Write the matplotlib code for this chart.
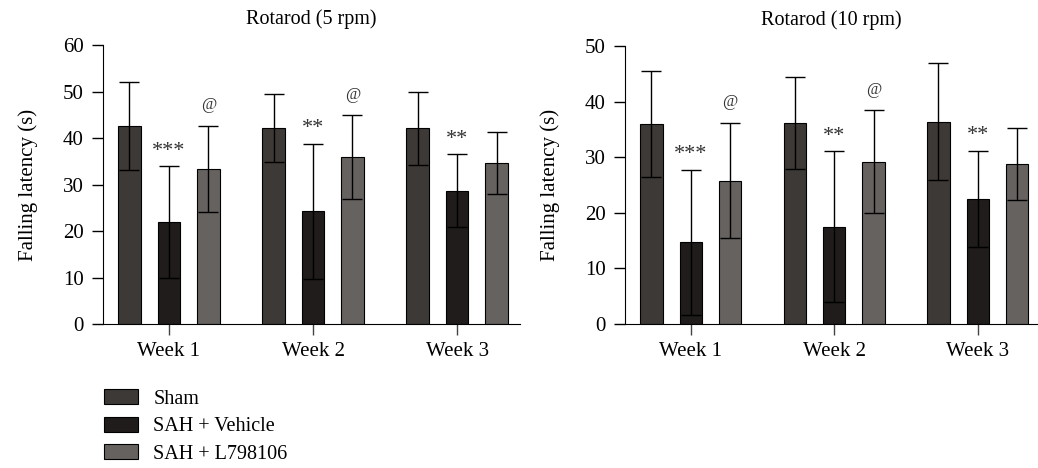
import matplotlib.pyplot as plt
import numpy as np

plt.rcParams['font.family'] = ['Liberation Serif', 'DejaVu Serif']

weeks = ['Week 1', 'Week 2', 'Week 3']
groups = ['Sham', 'SAH + Vehicle', 'SAH + L798106']
colors = ['#3d3936', '#1f1c1b', '#656260']

# rotarod 5 rpm: means and SD
rpm5_mean = {
    'Sham': [42.6, 42.1, 42.1],
    'SAH + Vehicle': [21.9, 24.2, 28.7],
    'SAH + L798106': [33.3, 35.9, 34.6],
}
rpm5_sd = {
    'Sham': [9.4, 7.3, 7.8],
    'SAH + Vehicle': [12.0, 14.6, 7.8],
    'SAH + L798106': [9.3, 9.0, 6.6],
}
# rotarod 10 rpm
rpm10_mean = {
    'Sham': [36.0, 36.1, 36.4],
    'SAH + Vehicle': [14.7, 17.5, 22.5],
    'SAH + L798106': [25.8, 29.2, 28.8],
}
rpm10_sd = {
    'Sham': [9.5, 8.3, 10.5],
    'SAH + Vehicle': [13.0, 13.6, 8.7],
    'SAH + L798106': [10.4, 9.2, 6.5],
}
# significance marks: vehicle vs sham (*), L798106 vs vehicle (@)
rpm5_marks = {'SAH + Vehicle': ['***', '**', '**'], 'SAH + L798106': ['@', '@', '']}
rpm10_marks = {'SAH + Vehicle': ['***', '**', '**'], 'SAH + L798106': ['@', '@', '']}


def draw_panel(ax, means, sds, marks, title, ymax, step, xright):
    x = np.arange(len(weeks))
    offsets = [-0.274, 0.0, 0.274]
    w = 0.155
    for g, off, c in zip(groups, offsets, colors):
        m = np.array(means[g])
        s = np.array(sds[g])
        ax.bar(x + off, m, w, color=c, edgecolor='black', linewidth=0.8, zorder=2)
        ax.errorbar(x + off, m, yerr=s, fmt='none', ecolor='black', elinewidth=1.0,
                    capsize=7.5, capthick=1.0, zorder=3)
        if g in marks:
            for xi, mi, si, t in zip(x + off, m, s, marks[g]):
                if t:
                    ax.annotate(t, (xi, mi + si), xytext=(0, 9 if t == '@' else 4),
                                textcoords='offset points', ha='center', va='bottom',
                                fontsize=16 if '*' in t else 12, color='#333333')
    ax.set_xlim(-0.458, xright)
    ax.set_ylim(0, ymax)
    ax.set_yticks(np.arange(0, ymax + 1, step))
    ax.set_xticks(x)
    ax.set_xticklabels(weeks)
    ax.spines['top'].set_visible(False)
    ax.spines['right'].set_visible(False)
    ax.tick_params(axis='y', length=8, width=1, labelsize=15, pad=6)
    ax.tick_params(axis='x', length=8, width=1, labelsize=15, pad=5, color='#444444')
    ax.set_ylabel('Falling latency (s)', fontsize=15, labelpad=18)
    ax.set_title(title, fontsize=14.5, pad=15)


fig = plt.figure(figsize=(10.38, 4.68), dpi=100)
ax1 = fig.add_axes([0.0992, 0.3077, 0.4018, 0.596])
ax2 = fig.add_axes([0.6021, 0.3077, 0.3979, 0.594])

draw_panel(ax1, rpm5_mean, rpm5_sd, rpm5_marks, 'Rotarod (5 rpm)', 60, 10, 2.437)
draw_panel(ax2, rpm10_mean, rpm10_sd, rpm10_marks, 'Rotarod (10 rpm)', 50, 10, 2.42)

handles = [plt.Rectangle((0, 0), 1, 1, facecolor=c, edgecolor='black', linewidth=0.8) for c in colors]
fig.legend(handles, groups, loc='upper left', bbox_to_anchor=(0.1, 0.168), frameon=False,
           fontsize=14.5, handlelength=1.7, handleheight=0.75, labelspacing=0.4, handletextpad=0.75,
           borderpad=0, borderaxespad=0)

fig.savefig('out.png', dpi=100)
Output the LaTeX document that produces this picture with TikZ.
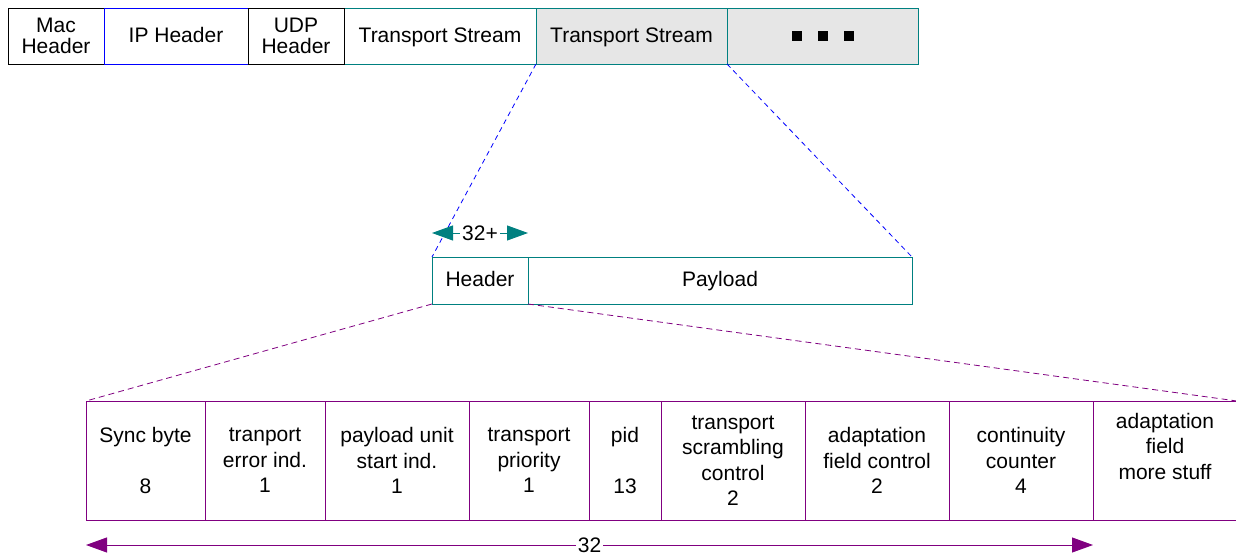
\documentclass[tikz,border=0pt]{standalone}
\usepackage{fontspec}
\setmainfont{Liberation Sans}
\usetikzlibrary{arrows.meta}
\definecolor{tsteal}{RGB}{0,128,128}
\definecolor{fieldpurple}{RGB}{128,0,128}
\definecolor{ipblue}{RGB}{0,0,255}
\definecolor{streamgray}{RGB}{230,230,230}
\tikzset{
  cell/.style={draw, rectangle, inner sep=0pt, outer sep=0pt, line width=0.9pt,
    align=center, minimum height=56pt, font=\fontsize{21}{21.5}\selectfont},
  oneline/.style={text height=15pt, text depth=2.4pt},
  tscell/.style={cell, draw=tsteal},
  field/.style={cell, draw=fieldpurple, minimum height=119pt,
    font=\fontsize{21}{25.5}\selectfont},
  zoomline/.style={dash pattern=on 6pt off 4pt, line width=0.8pt},
  dimline/.style={line width=0.9pt,
    {Triangle[length=21pt,width=15pt]}-{Triangle[length=21pt,width=15pt]}}
}
\begin{document}
\begin{tikzpicture}[x=1pt,y=-1pt]
    \useasboundingbox (0,0) rectangle (1236,556);
    % ip packet
    \node[cell, minimum width=96pt] (mac) at (56,36) {Mac\\Header};
    \node[cell, oneline, draw=ipblue, minimum width=144pt] (ip) at (176,36) {IP Header};
    \node[tscell, oneline, minimum width=192pt] (tsa) at (440,36) {Transport Stream};
    \node[tscell, oneline, fill=streamgray, minimum width=191pt] (tsb) at (631.5,36) {Transport Stream};
    \node[tscell, fill=streamgray, minimum width=191pt] (dots) at (822.5,36)
        {\rule{10pt}{10pt}\hspace{16pt}\rule{10pt}{10pt}\hspace{16pt}\rule{10pt}{10pt}};
    \node[cell, minimum width=96pt] (udp) at (296,36) {UDP\\Header};
    % transport stream packet
    \node[tscell, oneline, minimum width=96pt, minimum height=47pt] (hdr) at (480,280.5) {Header};
    \node[tscell, oneline, minimum width=384pt, minimum height=47pt] (payload) at (720,280.5) {Payload};
    \draw[zoomline, ipblue, dash pattern=on 5pt off 4pt] (tsb.south west) -- (hdr.north west);
    \draw[zoomline, ipblue, dash pattern=on 5pt off 4pt] (tsb.south east) -- (payload.north east);
    \draw[dimline, tsteal] (432,233) coordinate (hl) -- (528,233) coordinate (hr)
        node[midway, fill=white, inner sep=2pt, text=black, font=\fontsize{21}{21}\selectfont] (hbits) {32+};
    % header fields
    \node[field, minimum width=119pt] (sync) at (145.5,460.5) {Sync byte\\ \\8};
    \node[field, minimum width=120pt] (terr) at (265,460.5) {tranport\\error ind.\\1};
    \node[field, minimum width=144pt] (pusi) at (397,460.5) {payload unit\\start ind.\\1};
    \node[field, minimum width=120pt] (prio) at (529,460.5) {transport\\priority\\1};
    \node[field, minimum width=72pt] (pid) at (625,460.5) {pid\\ \\13};
    \node[field, minimum width=144pt] (tsc) at (733,460.5) {transport\\scrambling\\control\\2};
    \node[field, minimum width=144pt] (afc) at (877,460.5) {adaptation\\field control\\2};
    \node[field, minimum width=144pt] (cc) at (1021,460.5) {continuity\\counter\\4};
    \node[field, draw=none, minimum width=144pt] (more) at (1165,462.5) {adaptation\\field\\more stuff\\ \strut};
    \draw[fieldpurple, line width=0.9pt] (cc.north east) -- (more.north east |- cc.north);
    \draw[fieldpurple, line width=0.9pt] (cc.south east) -- (more.south east |- cc.south);
    \draw[zoomline, fieldpurple] (hdr.south west) -- (sync.north west);
    \draw[zoomline, fieldpurple] (hdr.south east) -- (more.east |- cc.north);
    \draw[dimline, fieldpurple] (sync.south west) ++(0,25) coordinate (fl) -- (cc.south east |- fl) coordinate (fr)
        node[midway, fill=white, inner sep=2pt, text=black, font=\fontsize{21}{21}\selectfont] (fbits) {32};
\end{tikzpicture}
\end{document}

+ + +

Set exercise: Could the lines from the top of the material through the line with "colors = ['#3d3936', '#1f1c1b', '#656260']" be repeated exactly, pictures left out?

Solution for this exercise:
Write the matplotlib code for this chart.
import matplotlib.pyplot as plt
import numpy as np

plt.rcParams['font.family'] = ['Liberation Serif', 'DejaVu Serif']

weeks = ['Week 1', 'Week 2', 'Week 3']
groups = ['Sham', 'SAH + Vehicle', 'SAH + L798106']
colors = ['#3d3936', '#1f1c1b', '#656260']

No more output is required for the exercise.